Why make life hard on ourselves?
I don't see nitrogen burial working, naturally or otherwise. The biosphere has been remarkably successful at burying carbon at times, but if there were nitrate flats in history we would never have heard the name Haber-Bosch.
Neither are you going to decrease the rate of fusion of the Sun. The Sun's core contracts until pressure from fusion heating offsets gravitational forces. The accumulation of denser helium requires hotter temperatures to offset the increased gravity. About the only thing you could do is bombard the core with high-energy neutrinos to convert helium back to hydrogen; if you've got the ability to do that, you don't need a star in the first place.
Moving the planet is possible. You don't need to do it continuously, you can do it via many gravity-sling maneuvers with one or several objects of relatively small mass. The tradeoff is that both energy and angular momentum are conserved, so you have to move one or more bodies inward and balance the system somehow. I would suggest moving Earth out, Mars in (both to supply the angular momentum and to make it habitable), and using Venus and/or Mercury as the energy supply. The end state would be Mars at one of Earth's trojan points.

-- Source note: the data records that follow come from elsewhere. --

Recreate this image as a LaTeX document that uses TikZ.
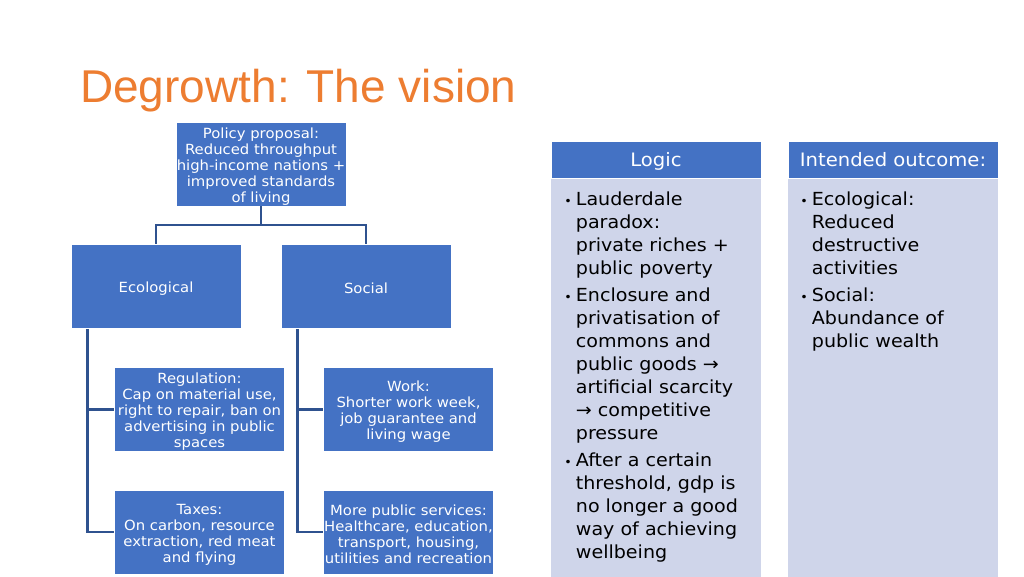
\documentclass[tikz,border=0pt]{standalone}
\usepackage{fontspec}
\setmainfont[FakeStretch=1.06]{DejaVu Sans}
\newfontfamily\titlefont{Liberation Sans}
\usetikzlibrary{positioning}
\definecolor{boxblue}{HTML}{4472C4}
\definecolor{linkblue}{HTML}{2F528F}
\definecolor{paleblue}{HTML}{CFD5EA}
\definecolor{titleorange}{HTML}{ED7D31}
\newcommand{\blt}{\llap{{\fontsize{12}{12}\selectfont\textbullet}\hspace{4pt}}}

\begin{document}
\begin{tikzpicture}[x=1pt,y=-1pt,
    box/.style={fill=boxblue,draw=white,line width=0.6pt,minimum width=170pt,minimum height=84pt,
      text width=170pt,align=center,inner sep=0pt,text=white,font=\fontsize{14}{16}\selectfont,
      execute at begin node={\rule{0pt}{15pt}}},
    link/.style={draw=linkblue,line width=2.5pt},
    colhead/.style={fill=boxblue,draw=white,line width=0.6pt,minimum width=210pt,minimum height=37pt,
      inner sep=0pt,text height=16pt,text depth=2pt,text=white,font=\fontsize{18.5}{22}\selectfont},
    coltext/.style={anchor=north west,align=left,inner sep=0pt,font=\fontsize{18}{23}\selectfont}]
  \useasboundingbox (0,0) rectangle (1024,576);
  \fill[white] (0,0) rectangle (1024,576);
  \node[anchor=base west,inner sep=0pt,text=titleorange,font=\titlefont\fontsize{46}{50}\selectfont]
    (title) at (80,102) {Degrowth: The vision};

  % policy tree
  \node[box] (policy) at (261,164) {Policy proposal:\\ Reduced throughput\\ high-income nations +\\ improved standards\\ of living};
  \node[box] (eco) at (156,286.5) {Ecological};
  \node[box] (soc) at (366,286.5) {Social};
  \node[box] (reg) at (199.5,409.5) {Regulation:\\ Cap on material use,\\ right to repair, ban on\\ advertising in public\\ spaces};
  \node[box] (work) at (408.5,409.5) {Work:\\ Shorter work week,\\ job guarantee and\\ living wage};
  \node[box] (tax) at (199.5,532) {Taxes:\\ On carbon, resource\\ extraction, red meat\\ and flying};
  \node[box] (serv) at (408.5,532) {More public services:\\ Healthcare, education,\\ transport, housing,\\ utilities and recreation};

  \coordinate (split) at (261,225);
  \draw[link] (policy) -- (split) -| (eco);
  \draw[link] (split) -| (soc);
  \foreach \top/\a/\b in {eco/reg/tax, soc/work/serv}
    \draw[link] ([xshift=17pt]\top.south west) |- (\a.west)
                ([xshift=17pt]\top.south west) |- (\b.west);

  % columns
  \node[colhead] (loghead) at (656,159.5) {Logic};
  \node[colhead] (outhead) at (893,159.5) {Intended outcome:};
  \foreach \h in {loghead, outhead}
    \fill[paleblue] ([yshift=-0.5pt]\h.south west) rectangle ([yshift=-400pt]\h.south east);

  \node[coltext] (logtext) at ([xshift=25pt,yshift=-13pt]loghead.south west)
    {\blt Lauderdale\\ paradox:\\ private riches +\\ public poverty\\[4pt]
     \blt Enclosure and\\ privatisation of\\ commons and\\ public goods →\\ artificial scarcity\\ → competitive\\ pressure\\[4pt]
     \blt After a certain\\ threshold, gdp is\\ no longer a good\\ way of achieving\\ wellbeing};
  \node[coltext] (outtext) at ([xshift=24pt,yshift=-13pt]outhead.south west)
    {\blt Ecological:\\ Reduced\\ destructive\\ activities\\[4pt]
     \blt Social:\\ Abundance of\\ public wealth};
\end{tikzpicture}
\end{document}
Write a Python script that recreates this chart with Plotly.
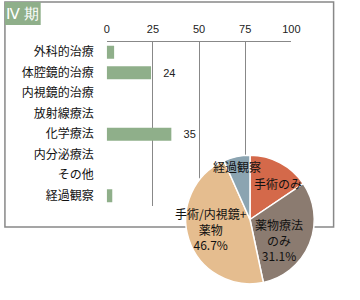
import plotly.graph_objects as go

W, H = 360, 300

categories = ["外科的治療", "体腔鏡的治療", "内視鏡的治療", "放射線療法", "化学療法", "内分泌療法", "その他", "経過観察"]
bar_values = [4, 24, 0, 0, 35, 0, 0, 3]
bar_labels = ["", "24", "", "", "35", "", "", ""]
x_ticks = [0, 25, 50, 75, 100]

pie_labels = ["手術のみ", "薬物療法のみ", "手術/内視鏡+薬物", "経過観察"]
pie_values = [7, 14, 21, 3]
pie_text = ["手術のみ", "薬物療法<br>のみ<br>31.1%", "手術/内視鏡+<br>薬物<br>46.7%", "経過観察"]
pie_text_pos = [(284, 183), (285, 240), (215, 229), (242, 166)]
pie_colors = ["#D4694A", "#8B7B70", "#E5BD8F", "#8BA4B1"]

title_text = "Ⅳ 期"
bar_color = "#8FAF8A"
grid_color = "#888888"
jp_font = "Noto Sans CJK JP"

def px(x):
    return x / W

def py(y):
    return 1 - y / H

fig = go.Figure()

fig.add_trace(go.Bar(
    y=categories, x=bar_values, orientation="h",
    marker=dict(color=bar_color, line=dict(width=0)),
    text=["   " + t if t else "" for t in bar_labels],
    textposition="outside", cliponaxis=False,
    textfont=dict(family="Liberation Sans", size=11, color="#222"),
    xaxis="x", yaxis="y", showlegend=False, hoverinfo="skip",
))

fig.add_trace(go.Pie(
    labels=pie_labels, values=pie_values,
    textinfo="none", textposition="none",
    sort=False, direction="clockwise", rotation=0,
    marker=dict(colors=pie_colors, line=dict(color="white", width=1.5)),
    domain=dict(x=[px(189), px(322)], y=[py(286), py(153)]),
    showlegend=False, hoverinfo="skip",
))

annotations = [
    dict(text=title_text, xref="paper", yref="paper", x=px(20.5), y=py(14),
         showarrow=False, xanchor="center", yanchor="middle",
         font=dict(family="Liberation Serif", size=15, color="white")),
]
for t, (cx, cy) in zip(pie_text, pie_text_pos):
    annotations.append(dict(
        text=t, xref="paper", yref="paper", x=px(cx), y=py(cy),
        showarrow=False, xanchor="center", yanchor="middle", align="center",
        font=dict(family=jp_font, size=12, color="#111"),
    ))

fig.update_layout(
    width=W, height=H,
    margin=dict(l=0, r=0, t=0, b=0),
    paper_bgcolor="white", plot_bgcolor="rgba(0,0,0,0)",
    bargap=0.37,
    xaxis=dict(
        domain=[px(107.3), px(298.3)], range=[0, 100], side="top",
        tickvals=x_ticks, ticktext=[str(v) for v in x_ticks],
        showgrid=True, gridcolor=grid_color, gridwidth=1,
        showline=True, linecolor=grid_color, linewidth=1, zeroline=False,
        ticks="", tickfont=dict(family="Liberation Sans", size=11, color="#222"),
        ticklabelstandoff=4, fixedrange=True,
    ),
    yaxis=dict(
        domain=[py(206), py(42)], autorange="reversed",
        showgrid=False, zeroline=False, showline=False, ticks="",
        tickfont=dict(family=jp_font, size=12, color="#111"),
        ticklabelstandoff=12, fixedrange=True,
    ),
    font=dict(family=jp_font),
    shapes=[
        dict(type="rect", xref="paper", yref="paper",
             x0=px(2), x1=px(342), y0=py(227), y1=py(2),
             line=dict(color="#888888", width=1.5), layer="below"),
        dict(type="rect", xref="paper", yref="paper",
             x0=px(2), x1=px(39), y0=py(25), y1=py(2),
             line=dict(width=0), fillcolor=bar_color, layer="above"),
    ],
    annotations=annotations,
)

fig.write_html("out.html")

Last, why move a planet when lesser measures will do? A large orbiting band of powersats in and around the ecliptic will provide both shade and oodles of energy. You just tweak the orbital planes so that they reach maximum coverage on the Earth-Sun axis.
What is probably of greater concern to us is that the the gas layer that surrounds the earth (the atmosphere) must surely be evaporating into space. This would effectively cause the earth atmosphere to get thinner and thinner over thousands of years. Has anybody done any scientific studies to prove that the mean atmospheric pressure has been constant over an extended period of time? My hypothesis is that, given all the secondary (man-made causes) causes of global warming, we are up against a much stronger natural force that is stripping the earth bit by bit of it's precious atmosphere. The thinner the atmosphere becomes the more hostile the environment we have to live in! Are there any scientists who have pursued this line of thought with verifiable statistics yet? I would love to know.